Select “Age”, “Weight”, “Oxy”, “Runtime”, “RunPulse”, “RstPulse”, “MaxPulse” as the “Continuous Predictors (X)”.
- The reference event is set as “M” by default.
- Click “OK”
Step 2:
- Check the p-values of all the independent variables in the model.
- Remove the insignificant independent variable one at a time from the model and rerun the model.
- Repeat step 2.1 until all of the independent variables in the model are statistically significant.
Since the p-values of all the independent variables are higher than the alpha level (0.05), we need to remove the insignificant independent variables one at a time from the model, starting from the one with the highest p-value. Runtime has the highest p-value (0.9897), so it would be removed from the model first. Re-run the binary logistic regression but this time exclude Runtime from the “Continuous Predictors (X)” in the Binary Logistic Regression dialog box.
After removing Runtime from the model, the p-values of all the independent variables are still higher than the alpha level (0.05). We need to continue removing the insignificant independent variables one at a time from the model, starting from the one with the highest p-value. Age has the highest p-value (0.9773), so it would be removed from the model next.

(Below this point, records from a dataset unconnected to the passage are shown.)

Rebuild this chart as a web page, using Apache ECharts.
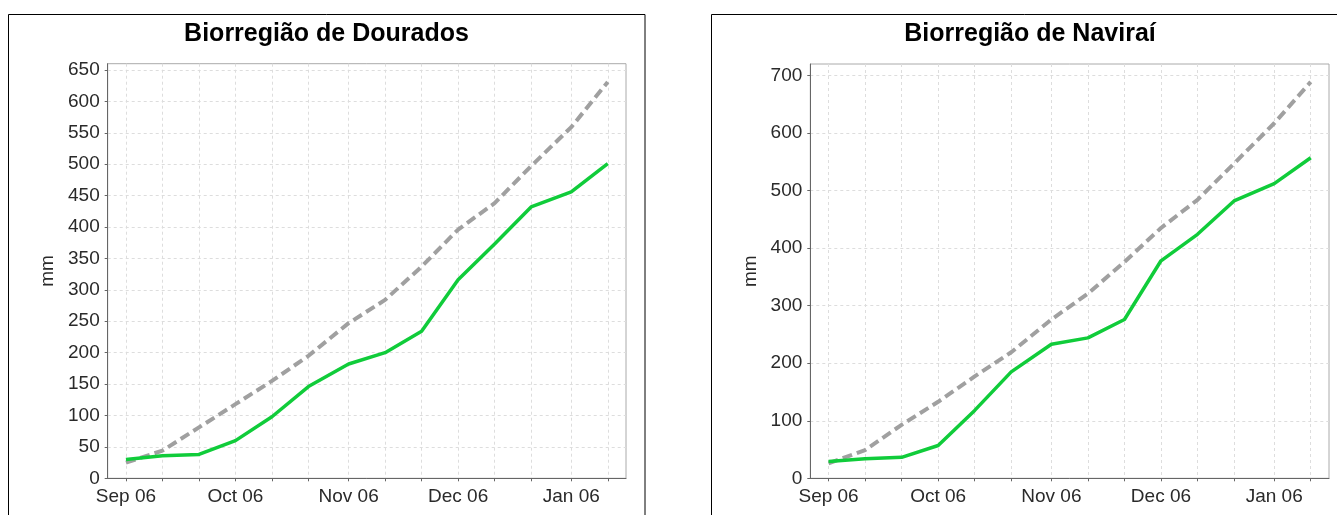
<!DOCTYPE html>
<html>
<head>
<meta charset="utf-8">
<script src="https://cdn.jsdelivr.net/npm/echarts@6/dist/echarts.min.js"></script>
<style>
html,body{margin:0;padding:0;background:#fff;}
#chart{width:1337px;height:515px;}
</style>
</head>
<body>
<div id="chart"></div>
<script>
// ---- data ----
const dates = ['2006-09-01','2006-09-11','2006-09-21','2006-10-01','2006-10-11','2006-10-21','2006-11-01',
               '2006-11-11','2006-11-21','2006-12-01','2006-12-11','2006-12-21','2007-01-01','2007-01-11'];
const labelDates = ['2006-09-01','2006-10-01','2006-11-01','2006-12-01','2007-01-01'];
const tickLabels = ['Sep 06','Oct 06','Nov 06','Dec 06','Jan 06'];

const titleLeft = 'Biorregião de Dourados';
const douradosObserved = [30, 36, 38, 60, 98, 146, 182, 200, 234, 316, 373, 432, 456, 501];
const douradosNormal   = [25, 44, 81, 118, 155, 195, 247, 284, 337, 396, 438, 497, 559, 631];
const douradosYTicks = [0,50,100,150,200,250,300,350,400,450,500,550,600,650];

const titleRight = 'Biorregião de Naviraí';
const naviraiObserved = [29, 34, 36.5, 57, 118, 185, 233, 244, 276, 378, 424, 482, 512, 557];
const naviraiNormal   = [26, 49, 93, 133, 177, 219, 276, 321, 376, 435, 484, 547, 617, 689];
const naviraiYTicks = [0,100,200,300,400,500,600,700];

const yName = 'mm';

// ---- helpers ----
const DAY = 86400000;
const t0 = Date.UTC(2006, 8, 1);
function dayOf(s){ const p = s.split('-').map(Number); return Math.round((Date.UTC(p[0], p[1]-1, p[2]) - t0) / DAY); }
const xDays = dates.map(dayOf);
const xLabelDays = labelDates.map(dayOf);
const labelMap = {};
xLabelDays.forEach((d,i)=>{ labelMap[d] = tickLabels[i]; });

const FONT = 'Liberation Sans, Arial, sans-serif';
const GREEN = '#10cc3a';
const GRAY = '#a0a0a0';
const AXIS = '#666666';
const TXT = '#2a2a2a';

function xAxisDef(gridIndex){
  return {
    type: 'value', gridIndex,
    min: xDays[0] - 5, max: xDays[xDays.length-1] + 5,
    axisLine: {show: true, onZero: false, lineStyle: {color: AXIS, width: 1}},
    axisTick: {show: true, length: 3, inside: false, lineStyle: {color: AXIS}, customValues: xDays},
    axisLabel: {show: true, margin: 9, color: TXT, fontFamily: FONT, fontSize: 19,
                customValues: xLabelDays, formatter: v => labelMap[v] || ''},
    splitLine: {show: true, lineStyle: {color: '#dddddd', type: [3,3], width: 1}}
  };
}
function yAxisDef(gridIndex, max, ticks){
  return {
    type: 'value', gridIndex, min: 0, max: max,
    name: yName, nameLocation: 'middle', nameGap: 50,
    nameTextStyle: {color: TXT, fontFamily: FONT, fontSize: 19},
    axisLine: {show: true, onZero: false, lineStyle: {color: AXIS, width: 1}},
    axisTick: {show: true, length: 3, lineStyle: {color: AXIS}, customValues: ticks},
    axisLabel: {show: true, margin: 8, color: TXT, fontFamily: FONT, fontSize: 19, customValues: ticks},
    splitLine: {show: true, lineStyle: {color: '#dddddd', type: [3,3], width: 1}}
  };
}
function seriesPair(idx, normal, observed){
  return [
    {type: 'line', xAxisIndex: idx, yAxisIndex: idx, data: xDays.map((d,i)=>[d, normal[i]]),
     showSymbol: false, symbol: 'none', lineStyle: {color: GRAY, width: 4, type: [10,5]}, z: 2, animation: false},
    {type: 'line', xAxisIndex: idx, yAxisIndex: idx, data: xDays.map((d,i)=>[d, observed[i]]),
     showSymbol: false, symbol: 'none', lineStyle: {color: GREEN, width: 3.5}, z: 3, animation: false}
  ];
}

const chart = echarts.init(document.getElementById('chart'), null, {renderer: 'canvas'});
chart.setOption({
  backgroundColor: '#ffffff',
  animation: false,
  title: [
    {text: titleLeft, left: 326.5, textAlign: 'center', top: 22, padding: 0,
     textStyle: {fontFamily: FONT, fontSize: 25, fontWeight: 'bold', color: '#000'}},
    {text: titleRight, left: 1030, textAlign: 'center', top: 22, padding: 0,
     textStyle: {fontFamily: FONT, fontSize: 25, fontWeight: 'bold', color: '#000'}}
  ],
  graphic: [
    {type: 'rect', shape: {x: 8.5, y: 14.5, width: 636.5, height: 520}, style: {fill: null, stroke: '#000', lineWidth: 1}, silent: true, z: -1},
    {type: 'rect', shape: {x: 711.5, y: 14.5, width: 640, height: 520}, style: {fill: null, stroke: '#000', lineWidth: 1}, silent: true, z: -1}
  ],
  grid: [
    {left: 107.7, top: 63.7, width: 518.3, height: 414.6, show: true, borderColor: '#aaaaaa', borderWidth: 1, backgroundColor: '#fff'},
    {left: 810.3, top: 64, width: 518.7, height: 414.3, show: true, borderColor: '#aaaaaa', borderWidth: 1, backgroundColor: '#fff'}
  ],
  xAxis: [xAxisDef(0), xAxisDef(1)],
  yAxis: [yAxisDef(0, 660, douradosYTicks), yAxisDef(1, 720, naviraiYTicks)],
  series: [].concat(seriesPair(0, douradosNormal, douradosObserved), seriesPair(1, naviraiNormal, naviraiObserved))
});
</script>
</body>
</html>
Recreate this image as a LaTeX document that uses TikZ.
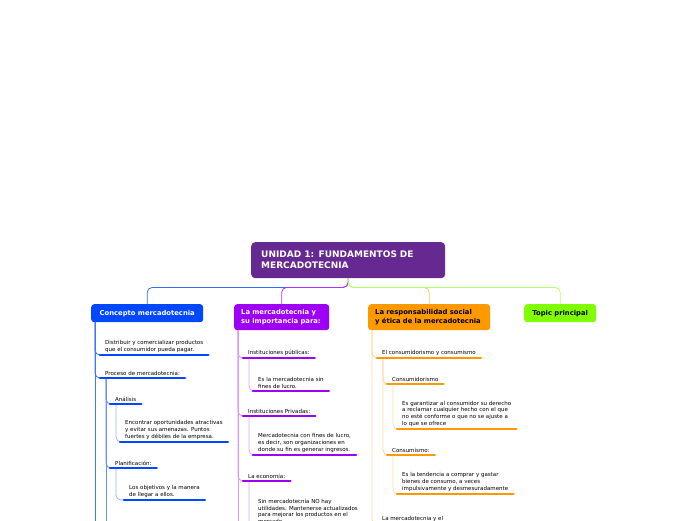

After removing Age from the model, the p-values of all the independent variables are still higher than the alpha level (0.05). We need to continue removing the insignificant independent variables one at a time from the model, starting from the one with the highest p-value. RstPulse has the highest p-value (0.8017) so it would be removed from the model next.
After removing RstPulse from the model, the p-values of all the independent variables are still higher than the alpha level (0.05). We need to continue removing the insignificant independent variables one at a time from the model, starting from the one with the highest p-value. Weight has the highest p-value (0.242), so it would be removed from the model next.
After removing Weight from the model, the p-values of all the independent variables are still higher than the alpha level (0.05). We need to continue removing the insignificant independent variables one at a time from the model, starting from the one with the highest p-value. RunPulse has the highest p-value (0.1604), so it would be removed from the model next.
After removing RunPulse from the model, the p-values of all the independent variables are still higher than the alpha level (0.05). We need to continue removing the insignificant independent variables one at a time from the model, starting from the one with the highest p-value. MaxPulse has the highest p-value (0.2290), so it would be removed from the model next.
After removing MaxPulse from the model, the p-value of the only remaining independent variable “Oxy” is at the alpha level (0.05). There is no need to remove “Oxy” from the model, we will accept the minute risk of rejecting the null at this p-value (0.0556). But before we do that, let’s check the validity of the model as a whole.
Step 3:
Analyze the binary logistic report and check the performance of the logistic regression model. The p-value here is greater than the alpha level of (0.05). We will conclude that at least one of the slope coefficients is not equal to zero. The pseudo R-squared is 10.55%. The R-squared of logistic regression is in general lower than the R-squared of the traditional multiple linear regression model. The p-value of lack of fit test is higher than alpha level (0.05). We conclude that the model fits the data. Also, 62.50% of the predicted outcomes match the observed outcomes.
Step 4: Enter the setting of the Oxy into the cell highlighted in yellow and the predicted event probability would appear automatically. In this case, if we set the oxy value to 50, the probability that the person measured being male is 41%.